> [Problem to work on]: Retype every line from the top of the entries down to the one with "plt.rcParams['font.family'] = ['Lato', 'DejaVu", both included, and skip the pictures.

> [Material for the task]:

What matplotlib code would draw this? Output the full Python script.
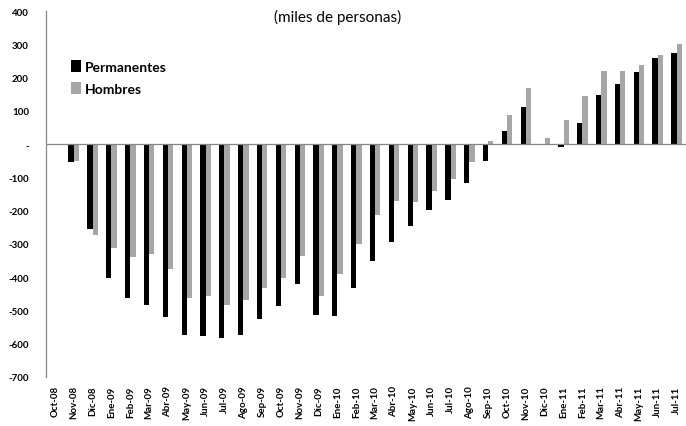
import matplotlib
matplotlib.use("Agg")
import matplotlib.pyplot as plt
import numpy as np

plt.rcParams['font.family'] = ['Lato', 'DejaVu Sans']

months = ["Oct-08", "Nov-08", "Dic-08", "Ene-09", "Feb-09", "Mar-09", "Abr-09", "May-09",
          "Jun-09", "Jul-09", "Ago-09", "Sep-09", "Oct-09", "Nov-09", "Dic-09", "Ene-10",
          "Feb-10", "Mar-10", "Abr-10", "May-10", "Jun-10", "Jul-10", "Ago-10", "Sep-10",
          "Oct-10", "Nov-10", "Dic-10", "Ene-11", "Feb-11", "Mar-11", "Abr-11", "May-11",
          "Jun-11", "Jul-11"]
permanentes = [0, -55, -255, -403, -464, -484, -521, -573, -576, -584, -573, -526, -488, -419,
               -514, -518, -433, -352, -294, -245, -197, -168, -118, -50, 38, 110, 0, -8,
               63, 149, 180, 216, 258, 274]
hombres = [0, -51, -273, -313, -338, -331, -374, -463, -456, -484, -468, -432, -403, -336,
           -456, -389, -301, -213, -170, -173, -140, -105, -55, 10, 87, 170, 17, 72,
           144, 219, 221, 237, 267, 300]
yticks = [400, 300, 200, 100, 0, -100, -200, -300, -400, -500, -600, -700]
ytick_labels = ["400", "300", "200", "100", "-", "-100", "-200", "-300", "-400", "-500", "-600", "-700"]

fig = plt.figure(figsize=(6.86, 4.27), dpi=100)
ax = fig.add_axes([45.5/686, 1 - 378/427, (686 - 45.5)/686, (378 - 12)/427])

x = np.arange(len(months))
w = 0.28
ax.bar(x - w/2, permanentes, width=w, color="#000000", label="Permanentes", zorder=2)
ax.bar(x + w/2, hombres, width=w, color="#a6a6a6", label="Hombres", zorder=2)

ax.set_xlim(-0.5, len(months) - 0.5)
ax.set_ylim(-700, 400)
ax.axhline(0, color="#868686", lw=0.9, zorder=3)

ax.set_yticks(yticks)
ax.set_yticklabels(ytick_labels, fontsize=7, fontweight="bold")
ax.set_xticks(x)
ax.set_xticklabels(months, rotation=90, fontsize=7, fontweight="bold")
ax.tick_params(axis="both", length=0)
ax.tick_params(axis="y", pad=12)
ax.tick_params(axis="x", pad=6)

for s in ["top", "right", "bottom"]:
    ax.spines[s].set_visible(False)
ax.spines["left"].set_color("#868686")
ax.spines["left"].set_linewidth(0.9)

leg = ax.legend(loc="upper left", bbox_to_anchor=(0.021, 0.90), frameon=False,
                prop={"size": 10, "weight": "bold"}, handlelength=0.7, handleheight=0.9,
                handletextpad=0.25, labelspacing=0.7)

fig.text(338/686, 1 - 17/427, "(miles de personas)", ha="center", va="center", fontsize=11)

fig.savefig("out.png", dpi=100)
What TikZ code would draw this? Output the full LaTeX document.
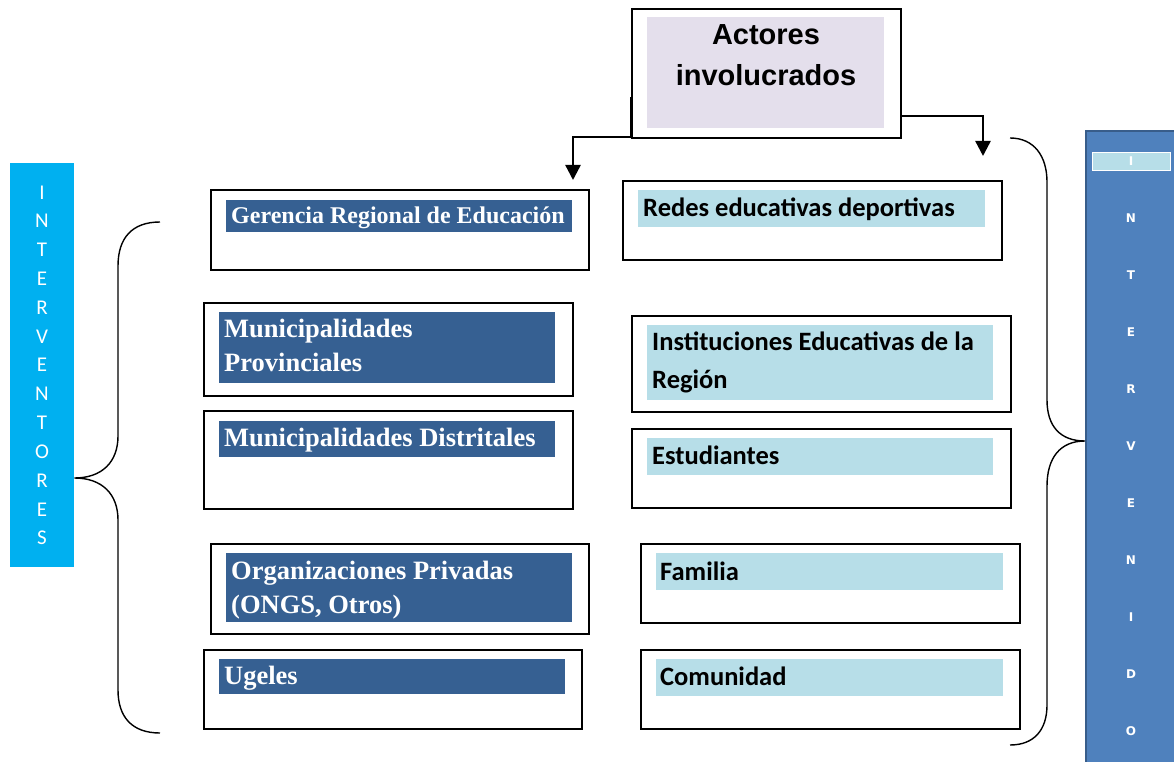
\documentclass[tikz,border=0pt]{standalone}
\usepackage{fontspec}
\setmainfont{Liberation Serif}
\newfontfamily\arialf{Liberation Sans}
\newfontfamily\calibf{Carlito}
\newfontfamily\verdf{DejaVu Sans}
\usetikzlibrary{calc,arrows.meta}
\definecolor{lblue}{HTML}{B7DEE8}
\definecolor{dblue}{HTML}{366092}
\definecolor{lav}{HTML}{E4DFEC}
\definecolor{cyanb}{HTML}{00B0F0}
\definecolor{midblue}{HTML}{4F81BD}
\definecolor{edgeblue}{HTML}{385D8A}
\begin{document}
\begin{tikzpicture}[x=1pt,y=-1pt,
  outer/.style={draw=black,line width=1.8pt,inner sep=0pt,anchor=north west},
  darkfill/.style={fill=dblue,inner sep=0pt,anchor=north west},
  lightfill/.style={fill=lblue,inner sep=0pt,anchor=north west},
  serif/.style={anchor=base west,inner sep=0pt,text=white,font=\fontsize{26.5}{30}\selectfont\bfseries},
  serifsmall/.style={serif,font=\fontsize{24}{28}\selectfont\bfseries},
  sans/.style={anchor=base west,inner sep=0pt,text=black,font=\calibf\fontsize{26.5}{30}\selectfont\bfseries},
  arr/.style={line width=2.4pt,-{Triangle[width=15pt,length=15pt]}},
  brace/.style={line width=1.4pt}
]
\useasboundingbox (0,0) rectangle (1174,762);

% Title
\node[outer,minimum width=269pt,minimum height=129pt] (title) at (631,8) {};
\node[fill=lav,inner sep=0pt,anchor=north west,minimum width=237pt,minimum height=111pt] (titlein) at (647,17) {};
\node[anchor=base,inner sep=0pt,font=\arialf\fontsize{29}{33}\selectfont\bfseries] (t1) at (766,45) {Actores};
\node[anchor=base,inner sep=0pt,font=\arialf\fontsize{29}{33}\selectfont\bfseries] (t2) at (766,86) {involucrados};

% Arrows
\coordinate (la) at (573,180);
\coordinate (ra) at (983,156);
\draw[arr] ($(title.south west)+(0,-42)$) -- ($(title.south west)+(0,-2)$) -| (la);
\draw[arr] ($(title.south east)+(0,-23)$) -| (ra);

% Left column boxes
\node[outer,minimum width=378pt,minimum height=80pt] (g) at (210,189) {};
\node[darkfill,minimum width=346pt,minimum height=32pt] (gin) at (226,200) {};
\node[serifsmall] (gt) at (231,223) {Gerencia Regional de Educación};

\node[outer,minimum width=369pt,minimum height=93pt] (mp) at (203,302) {};
\node[darkfill,minimum width=336pt,minimum height=71pt] (mpin) at (219,312) {};
\node[serif] (mpt1) at (224,337) {Municipalidades};
\node[serif] (mpt2) at (224,371) {Provinciales};

\node[outer,minimum width=369pt,minimum height=98pt] (md) at (203,410) {};
\node[darkfill,minimum width=336pt,minimum height=36pt] (mdin) at (219,421) {};
\node[serif] (mdt) at (224,446) {Municipalidades Distritales};

\node[outer,minimum width=378pt,minimum height=90pt] (op) at (210,543) {};
\node[darkfill,minimum width=346pt,minimum height=69pt] (opin) at (226,553) {};
\node[serif] (opt1) at (231,579) {Organizaciones Privadas};
\node[serif] (opt2) at (231,613) {(ONGS, Otros)};

\node[outer,minimum width=378pt,minimum height=79pt] (ug) at (203,649) {};
\node[darkfill,minimum width=346pt,minimum height=35pt] (ugin) at (219,659) {};
\node[serif] (ugt) at (224,684) {Ugeles};

% Right column boxes
\node[outer,minimum width=379pt,minimum height=79pt] (re) at (622,180) {};
\node[lightfill,minimum width=347pt,minimum height=37pt] (rein) at (638,190) {};
\node[sans] (ret) at (643,216) {Redes educativas deportivas};

\node[outer,minimum width=379pt,minimum height=96pt] (ie) at (631,315) {};
\node[lightfill,minimum width=346pt,minimum height=75pt] (iein) at (647,325) {};
\node[sans] (iet1) at (652,350) {Instituciones Educativas de la};
\node[sans] (iet2) at (652,388) {Región};

\node[outer,minimum width=379pt,minimum height=79pt] (es) at (631,428) {};
\node[lightfill,minimum width=346pt,minimum height=37pt] (esin) at (647,438) {};
\node[sans] (est) at (652,464) {Estudiantes};

\node[outer,minimum width=379pt,minimum height=79pt] (fa) at (640,543) {};
\node[lightfill,minimum width=347pt,minimum height=37pt] (fain) at (656,553) {};
\node[sans] (fat) at (660,580) {Familia};

\node[outer,minimum width=379pt,minimum height=79pt] (co) at (640,649) {};
\node[lightfill,minimum width=347pt,minimum height=37pt] (coin) at (656,659) {};
\node[sans] (cot) at (660,685) {Comunidad};

% Left side label
\node[fill=cyanb,inner sep=0pt,anchor=north west,minimum width=64pt,minimum height=404pt] (lside) at (10,163) {};
\foreach \L [count=\i from 0] in {I,N,T,E,R,V,E,N,T,O,R,E,S}{
  \node[anchor=base,inner sep=0pt,text=white,font=\calibf\fontsize{21}{24}\selectfont] (ll\i) at (42,{199+28.83*\i}) {\L};
}

% Right side label
\node[fill=midblue,draw=edgeblue,line width=2pt,inner sep=0pt,anchor=north west,minimum width=92pt,minimum height=640pt] (rside) at (1085,130) {};
\node[fill=lblue,draw=white,line width=0.6pt,inner sep=0pt,anchor=north west,minimum width=78pt,minimum height=18pt] (rtop) at (1092,152) {};
\node[anchor=base,inner sep=0pt,text=white,font=\verdf\fontsize{12}{14}\selectfont\bfseries] (rl0) at (1131,165.5) {I};
\foreach \L [count=\i from 1] in {N,T,E,R,V,E,N,I,D,O}{
  \node[anchor=base,inner sep=0pt,text=white,font=\verdf\fontsize{12}{14}\selectfont\bfseries] (rl\i) at (1131,{166+56.9*\i}) {\L};
}

% Braces
\coordinate (lb1) at (160,222);
\coordinate (lb2) at (160,733);
\draw[brace] (lb1) .. controls (132,222) and (118,238) .. (118,266) -- (118,436)
  .. controls (118,462) and (102,478) .. (lside.east |- 0,478)
  .. controls (102,478) and (118,494) .. (118,520) -- (118,690)
  .. controls (118,717) and (132,733) .. (lb2);

\coordinate (rb1) at (1010,138);
\coordinate (rb2) at (1010,745);
\draw[brace] (rb1) .. controls (1034,138) and (1047,156) .. (1047,182) -- (1047,400)
  .. controls (1047,426) and (1060,441) .. (rside.west |- 0,441)
  .. controls (1060,441) and (1047,458) .. (1047,486) -- (1047,705)
  .. controls (1047,730) and (1034,745) .. (rb2);
\end{tikzpicture}
\end{document}
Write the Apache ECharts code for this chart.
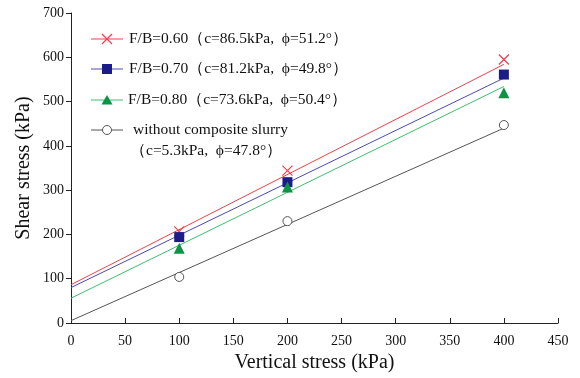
<!DOCTYPE html>
<html>
<head>
<meta charset="utf-8">
<script src="https://cdn.jsdelivr.net/npm/echarts@6/dist/echarts.min.js"></script>
<style>
html, body { margin: 0; padding: 0; background: #fff; }
#chart { width: 580px; height: 378px; }
</style>
</head>
<body>
<div id="chart"></div>
<script>
// Measured shear strength at each vertical stress
const verticalStress = [100, 200, 400];
const tauFB060 = [207, 344, 595];
const tauFB070 = [194, 318, 561];
const tauFB080 = [169, 307, 520];
const tauNoSlurry = [104, 230, 447];

// Fitted failure envelopes (value at vertical stress 0 and 400 kPa)
const fitX = [0, 400];
const fitFB060 = [86.5, 584];
const fitFB070 = [80, 553];
const fitFB080 = [56, 534];
const fitNoSlurry = [5.3, 440];

const legendNames = [
  'F/B=0.60（c=86.5kPa,  ϕ=51.2°）',
  'F/B=0.70（c=81.2kPa,  ϕ=49.8°）',
  'F/B=0.80（c=73.6kPa,  ϕ=50.4°）',
  'without composite slurry',
  '（c=5.3kPa,  ϕ=47.8°）'
];

const xTicks = [0, 50, 100, 150, 200, 250, 300, 350, 400, 450];
const yTicks = [0, 100, 200, 300, 400, 500, 600, 700];

const FONT = '"Liberation Serif", "Times New Roman", serif';
const RED = '#f0404c', BLUE = '#4a4ab4', GREEN = '#3cbf6e', GREY = '#555555';
const NAVY = '#1c1c88', DKGREEN = '#0a9444';

const pairs = (xs, ys) => xs.map((x, i) => [x, ys[i]]);

function fitLine(ys, color) {
  return { type: 'line', data: pairs(fitX, ys), symbol: 'none', silent: true,
    lineStyle: { color: color, width: 1 }, z: 2 };
}
function points(ys, symbol, size, style) {
  return { type: 'scatter', data: pairs(verticalStress, ys), symbol: symbol,
    symbolSize: size, itemStyle: Object.assign({ opacity: 1 }, style), z: 3 };
}

const crossPath = 'path://M0,0L10,10M10,0L0,10';

const chart = echarts.init(document.getElementById('chart'), null, { renderer: 'canvas' });

// Legend rows drawn as graphics: sample line, marker and text
const lgX1 = 91, lgX2 = 123, lgMid = 107;
const rowsY = [39, 69, 100, 130];
const lgColors = [RED, BLUE, GREEN, GREY];
const graphics = [];
rowsY.forEach((y, i) => {
  graphics.push({ type: 'line', shape: { x1: lgX1, y1: y, x2: lgX2, y2: y },
    style: { stroke: lgColors[i], lineWidth: 1 }, silent: true });
});
graphics.push(
  { type: 'line', shape: { x1: lgMid - 5, y1: rowsY[0] - 5, x2: lgMid + 5, y2: rowsY[0] + 5 }, style: { stroke: RED, lineWidth: 1.2 } },
  { type: 'line', shape: { x1: lgMid + 5, y1: rowsY[0] - 5, x2: lgMid - 5, y2: rowsY[0] + 5 }, style: { stroke: RED, lineWidth: 1.2 } },
  { type: 'rect', shape: { x: lgMid - 5, y: rowsY[1] - 5, width: 10, height: 10 }, style: { fill: NAVY } },
  { type: 'polygon', shape: { points: [[lgMid, rowsY[2] - 5], [lgMid + 5.5, rowsY[2] + 4.5], [lgMid - 5.5, rowsY[2] + 4.5]] }, style: { fill: DKGREEN } },
  { type: 'circle', shape: { cx: lgMid, cy: rowsY[3], r: 4.5 }, style: { fill: '#fff', stroke: GREY, lineWidth: 1 } }
);
const textPos = [[129, 39], [129, 69], [128, 100], [133, 130], [130, 151]];
legendNames.forEach((t, i) => {
  graphics.push({ type: 'text', x: textPos[i][0], y: textPos[i][1],
    style: { text: t, font: '15.5px ' + FONT, fill: '#111', verticalAlign: 'middle', align: 'left' } });
});

chart.setOption({
  animation: false,
  backgroundColor: '#fff',
  grid: { left: 71, right: 22, top: 13, bottom: 53, containLabel: false },
  xAxis: {
    type: 'value', min: xTicks[0], max: xTicks[xTicks.length - 1], interval: 50,
    name: 'Vertical stress (kPa)', nameLocation: 'middle', nameGap: 30,
    nameTextStyle: { fontFamily: FONT, fontSize: 20, color: '#111' },
    axisLine: { show: true, lineStyle: { color: '#222', width: 1 } },
    axisTick: { show: true, inside: true, length: 5, lineStyle: { color: '#222' } },
    axisLabel: { fontFamily: FONT, fontSize: 14, color: '#111', margin: 11 },
    splitLine: { show: false }
  },
  yAxis: {
    type: 'value', min: yTicks[0], max: yTicks[yTicks.length - 1], interval: 100,
    name: 'Shear stress (kPa)', nameLocation: 'middle', nameGap: 37,
    nameMoveOverlap: false,
    nameTextStyle: { fontFamily: FONT, fontSize: 20, color: '#111' },
    axisLine: { show: true, lineStyle: { color: '#222', width: 1 } },
    axisTick: { show: true, inside: false, length: 5, lineStyle: { color: '#222' } },
    axisLabel: { fontFamily: FONT, fontSize: 14, color: '#111', margin: 7 },
    splitLine: { show: false }
  },
  series: [
    fitLine(fitFB060, RED),
    fitLine(fitFB070, BLUE),
    fitLine(fitFB080, GREEN),
    fitLine(fitNoSlurry, GREY),
    points(tauFB060, crossPath, 10, { color: 'none', borderColor: RED, borderWidth: 1.2 }),
    points(tauFB070, 'rect', 10, { color: NAVY }),
    points(tauFB080, 'triangle', 11, { color: DKGREEN }),
    points(tauNoSlurry, 'circle', 9, { color: '#fff', borderColor: GREY, borderWidth: 1 })
  ],
  graphic: graphics
});
</script>
</body>
</html>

> [Task answer]:
What matplotlib code would draw this? Output the full Python script.
import matplotlib
matplotlib.use("Agg")
import matplotlib.pyplot as plt
import numpy as np

plt.rcParams['font.family'] = ['Lato', 'DejaVu Sans']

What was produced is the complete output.